In June 2016, the school was judged to have made sufficient progress against its recommendations and was removed from the category of schools in need of significant improvement.  The inspection team noted in its report that the school has developed regular and systematic monitoring of teaching and assessment through focused book scrutiny and lesson observations.

It also noted that the school has implemented a comprehensive range of strategies to support the development of leaders.  This includes targeted coaching and mentoring for individual leaders, and planned involvement in the school’s professional learning communities.  The improvements in the quality of leadership and management have contributed to suitable progress in most performance indicators at key stage 3 and key stage 4, and in improving provision for developing pupils’ literacy and numeracy skills.

Since the core inspection, pupils’ performance has improved considerably in comparison with similar schools.  In 2017, performance in most indicators at key stage 4 placed the school in the upper half of similar schools based on pupils’ eligibility for free school meals (Welsh Government, 2017c).
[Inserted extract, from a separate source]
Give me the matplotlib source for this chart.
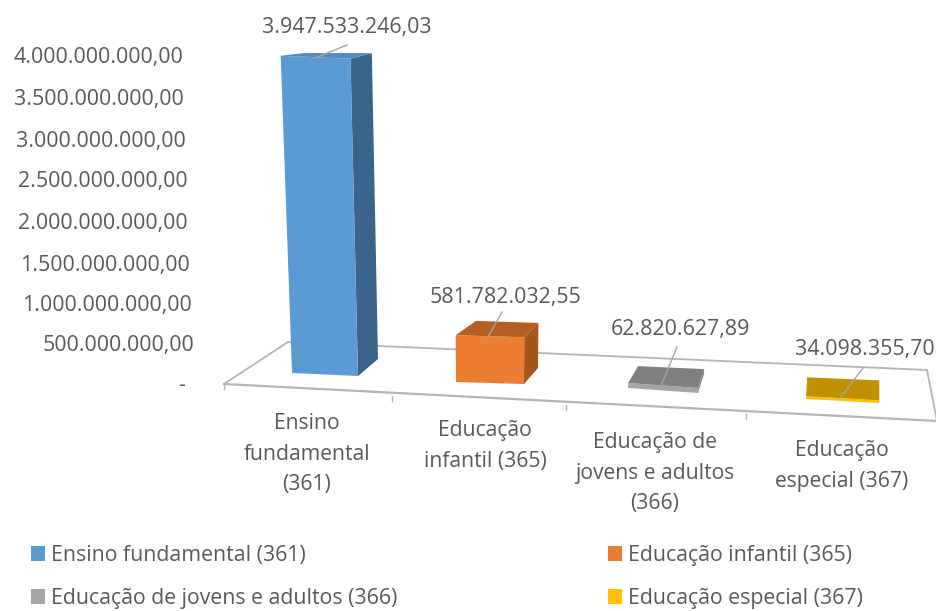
import matplotlib
matplotlib.use("Agg")
import matplotlib.pyplot as plt
from matplotlib.patches import Patch, Polygon

plt.rcParams["font.family"] = ["Open Sans", "DejaVu Sans"]

categories = ["Ensino fundamental (361)", "Educação infantil (365)",
              "Educação de jovens e adultos (366)", "Educação especial (367)"]
axis_labels = ["Ensino\nfundamental\n(361)", "Educação\ninfantil (365)",
               "Educação de\njovens e adultos\n(366)", "Educação\nespecial (367)"]
values = [3947533246.03, 581782032.55, 62820627.89, 34098355.70]
value_labels = ["3.947.533.246,03", "581.782.032,55", "62.820.627,89", "34.098.355,70"]
y_ticks = [0, 500e6, 1000e6, 1500e6, 2000e6, 2500e6, 3000e6, 3500e6, 4000e6]
y_tick_labels = ["-", "500.000.000,00", "1.000.000.000,00", "1.500.000.000,00",
                 "2.000.000.000,00", "2.500.000.000,00", "3.000.000.000,00",
                 "3.500.000.000,00", "4.000.000.000,00"]

# layout, in picture pixels
W, H = 937, 611
ZERO_PX = 383
PER_PX = 4e9 / 328
footprints = [
    [(292, 373), (358, 376), (378, 359), (313, 359)],
    [(456, 382), (524, 384), (538, 368), (476, 366)],
    [(628, 388), (698, 393), (704, 374), (638, 371)],
    [(806, 399), (879, 403), (879, 383), (807, 380)],
]
front_cols = ["#5B9BD5", "#ED7D31", "#A5A5A5", "#FFC000"]
top_cols = ["#4F8CC4", "#B45F22", "#7F7F7F", "#BF9000"]
side_cols = ["#3A6489", "#A5561D", "#8A8A8A", "#C79600"]
legend_cols = ["#5B9BD5", "#ED7D31", "#A5A5A5", "#FFC000"]
label_pos = [(347, 28), (505, 297), (680, 330), (865, 349)]
leaders = [[(347, 45), (315, 58)], [(502, 312), (488, 337)],
           [(677, 347), (661, 386)], [(863, 368), (841, 397)]]
cat_pos = [(307, 454), (485, 446), (655, 473), (842, 466)]
tick_right = [185, 194, 192, 190, 188, 188, 186, 184, 183]
tick_px = [385, 346, 305, 265, 224, 182, 142, 100, 57]
TEXT = "#595959"
LINE = "#B5B5B5"


def val(py):
    return (ZERO_PX - py) * PER_PX


def raised(x, py, v, depth):
    # verticals lean away from the centre of the picture as they rise,
    # and the back of a bar looks shorter than its front
    h = v / PER_PX * depth
    return (x + (x - 490) * 0.00018 * h, val(py) + v * depth)


fig = plt.figure(figsize=(W / 100, H / 100), dpi=100)
ax = fig.add_axes([0, 0, 1, 1])
ax.set_xlim(0, W)
ax.set_ylim(val(H), val(0))
ax.axis("off")

# floor
floor = [(224, 384), (288, 342), (927, 370), (937, 421)]
ax.plot([p[0] for p in floor], [val(p[1]) for p in floor], color=LINE, lw=1.3)
ax.plot([224, 937], [val(384), val(421)], color=LINE, lw=1.6)
for x0, p0 in [(224, 384), (392, 396), (566, 405), (746, 414), (937, 421)]:
    ax.plot([x0, x0], [val(p0), val(p0 + 5)], color=LINE, lw=1)

# bars
for i, v in enumerate(values):
    fp = footprints[i]
    base = [(x, val(p)) for x, p in fp]
    top = [raised(x, p, v, d) for (x, p), d in zip(fp, [0.98, 0.98, 0.945, 0.945])]
    ax.add_patch(Polygon([base[1], base[2], top[2], top[1]], fc=side_cols[i], ec="none", zorder=3))
    ax.add_patch(Polygon([base[0], base[1], top[1], top[0]], fc=front_cols[i], ec="none", zorder=3))
    ax.add_patch(Polygon(top, fc=top_cols[i], ec="none", zorder=4))

# value labels and leader lines
for lab, pos, ln in zip(value_labels, label_pos, leaders):
    ax.text(pos[0], val(pos[1]), lab, ha="center", va="center", fontsize=15.4, color=TEXT, zorder=6)
    ax.plot([ln[0][0], ln[1][0]], [val(ln[0][1]), val(ln[1][1])], color="#A6A6A6", lw=1, zorder=5)

# value axis labels follow the slant of the chart
for t, lab, x, py in zip(y_ticks, y_tick_labels, tick_right, tick_px):
    ax.text(x, val(py), lab, ha="right", va="center", fontsize=15.4, color=TEXT)

for lab, pos in zip(axis_labels, cat_pos):
    ax.text(pos[0], val(pos[1]), lab, ha="center", va="center", fontsize=15.2,
            color=TEXT, linespacing=1.58)

handles = [Patch(fc=c, ec="none") for c in legend_cols]
order = [0, 2, 1, 3]
ax.legend([handles[i] for i in order], [categories[i] for i in order], ncol=2,
          loc="lower left", bbox_to_anchor=(12 / W, -17 / H), frameon=False,
          fontsize=15.3, labelcolor=TEXT, handlelength=0.66, handleheight=0.66,
          handletextpad=0.28, labelspacing=1.03, columnspacing=9.9)

fig.savefig("out.png", dpi=100)
plt.close(fig)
Next steps as identified by the school

As the school plans the next steps in its improvement journey, staff have also played a key role in reviewing the first round of the peer review programme and recommending changes to its focus and remit.  For example, the second cycle of the programme will no longer consider year groups in isolation from each other, but look at two year groups together to focus on transition and progression between year groups and key stages.  In addition, lesson observations will no longer give individual judgements for lessons or teachers, but will focus on the impact of teaching on learning to inform more precisely, the school’s strategic planning to improve both these areas.